In fact, we know now that dentists are much more liable to miss crucial details when reviewing patient x-rays if they’re crunched for time.
Despite dentistry’s infamy as a stressful field, very little research has been done to examine the effects of stress on a dentist’s performance.
In March 2019, researchers asked forty dentists to interpret x-rays with and without the addition of time pressure. Afterward, these dentists were also asked to rate their stress levels during their session with a time crunch versus their diagnostic session without time pressure.
Understandably, the dentists in the study reported feeling much more stressed when working under time constraints. Additionally, their performance was significantly hindered when pressured for time.
In other words, time pressure meant that dentists were more likely to make diagnostic errors and overlook potential warning signs offered by x-rays ‒ a devastating effect that has the potential to put patients in danger of missed diagnoses and worsening health.
Of course, I’d be remiss not to mention the potential legal complications of missed diagnoses for any practice, too!
The risks documented in this study may land more personally than you expect. Instead of discarding this poignant research as something which could never happen in your own office, take some time to learn and implement a few tools to create a lower-stress environment within your practice.
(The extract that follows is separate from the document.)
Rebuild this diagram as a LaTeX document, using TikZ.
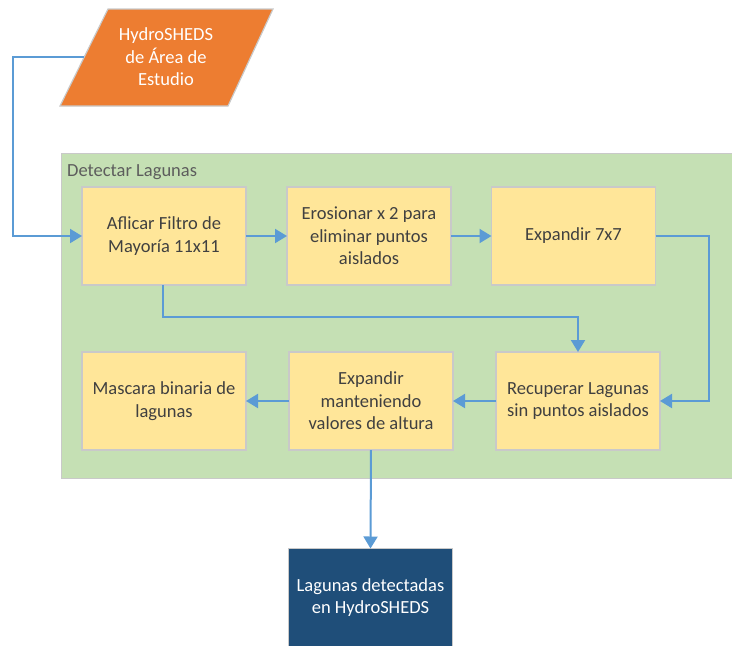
\documentclass[tikz,border=0pt]{standalone}
\usepackage{fontspec}
\setmainfont{Carlito}
\usetikzlibrary{arrows.meta,calc}
\definecolor{boxfill}{HTML}{FFE699}
\definecolor{boxedge}{HTML}{C9C9C9}
\definecolor{grfill}{HTML}{C5E0B4}
\definecolor{orfill}{HTML}{ED7D31}
\definecolor{dkblue}{HTML}{1F4E79}
\definecolor{lnblue}{HTML}{5B9BD5}
\definecolor{txtgray}{HTML}{404040}
\tikzset{
  procbox/.style={draw=boxedge, line width=1.2pt, fill=boxfill, minimum width=164pt, minimum height=98pt,
    inner sep=0pt, outer sep=0pt, align=center, text=txtgray, font=\fontsize{18.5}{22.5}\selectfont},
  outbox/.style={procbox, fill=dkblue, text=white},
  conn/.style={draw=lnblue, line width=2pt, -{Triangle[length=12pt,width=14pt]}},
}
\begin{document}
\begin{tikzpicture}[x=1pt,y=-1pt]
\useasboundingbox (0,0) rectangle (732,646);
\clip (0,0) rectangle (732,646);
% container
\node[draw=boxedge, line width=1.2pt, fill=grfill, minimum width=690pt, minimum height=325pt, inner sep=0pt, anchor=north west] (grp) at (61,153) {};
\node[anchor=base west, text=txtgray!85, font=\fontsize{18.5}{22.5}\selectfont, inner sep=0pt] (grplbl) at (67,176) {Detectar Lagunas};
% source parallelogram
\draw[draw=boxedge, line width=1.2pt, fill=orfill] (108,9) -- (273,9) -- (228,106) -- (60,106) -- cycle;
\node[align=center, text=white, font=\fontsize{18.5}{22.5}\selectfont] (src) at (166,57) {HydroSHEDS\\de Área de\\Estudio};
\coordinate (srcL) at (84,57);
% process boxes
\node[procbox] (b1) at (164,236) {Aflicar Filtro de\\Mayoría 11x11};
\node[procbox] (b2) at (369,236) {Erosionar x 2 para\\eliminar puntos\\aislados};
\node[procbox] (b3) at (573.5,236) {Expandir 7x7};
\node[procbox] (b4) at (164,401) {Mascara binaria de\\lagunas};
\node[procbox] (b5) at (371,401) {Expandir\\manteniendo\\valores de altura};
\node[procbox] (b6) at (578,401) {Recuperar Lagunas\\sin puntos aislados};
\node[outbox] (out) at (370.5,597.5) {Lagunas detectadas\\en HydroSHEDS};
% connectors
\draw[conn] (srcL) -- (13,57) -- (13,236) -- (b1.west);
\draw[conn] (b1) -- (b2);
\draw[conn] (b2) -- (b3);
\draw[conn] (b3.east) -- (709,236) -- (709,401) -- (b6.east);
\draw[conn] (163,285) -- (163,317) -- (578,317) -- (b6.north);
\draw[conn] (b6) -- (b5);
\draw[conn] (b5) -- (b4);
\draw[conn] (b5.south) -- (out.north);
\end{tikzpicture}
\end{document}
The cold, hard facts are that most people don’t enjoy their dental visits and, in fact, many patients downright fear the dental chair.
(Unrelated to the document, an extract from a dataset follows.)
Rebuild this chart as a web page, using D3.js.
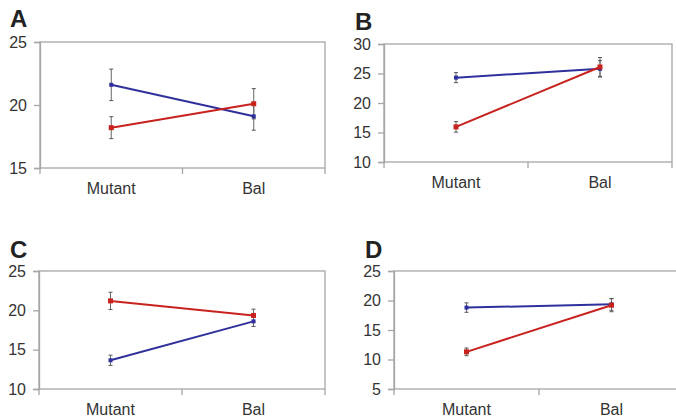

Whether you realize it or not, it’s easy for the fear and tension of your patients to seep into your own conscience while you’re working.
Avoid this by being perceptive of your patients’ anxiety, showing empathy and understanding to patients who are stressed out by their visit, and encouraging them to take a couple of long, deep breaths.
Not only will this improve your quality of care and improve the patient experience, but it will reduce your stress, too!
Whether this means taking a quick break to enjoy your favourite tea, meditating during lunch, or simply showing compassion for yourself while you’re on the clock, make sure that self-care practices don’t stay at home during the day. Drink plenty of water, stretch, and consume well-balanced food during breaks and lunch.
If your body feels better, your mind will feel better, too.
Before you can reduce stress, you must work to identify the sources of stress.
Need some help? The top five causes of stress in the field of dentistry are: running behind schedule, excessive workload, causing a patient pain, caring for anxious patients, and treating patients who don’t show up on time.
Once you have a better idea of what’s stressing you out, you can take more targeted steps to adjust and relax.
Attitude is everything. Even if you’re not feeling positive, search for the humour in the day’s situations and put a smile on your face.
Not only will patients value this positive attitude, but it will also keep stress and burnout at bay!
One final note! It may be tempting to discard this research and these strategies if your role within your dental practice doesn’t involve the diagnosis of patients or x-ray review. However, don’t think for a moment that it’s not important for every member of a functioning dental practice to learn stress management in the workplace!
While the study discussed above specifically investigated x-ray diagnoses by dentists, dental hygienists and assistants are equally susceptible to making mistakes or sacrificing thorough care when office stress gets high.
I want to emphasize that the tips I’ve offered above apply not just to dentists, but to everyone.
Embrace them as you work to improve your practice’s environment, eliminate stress, and prioritize the best possible patient care.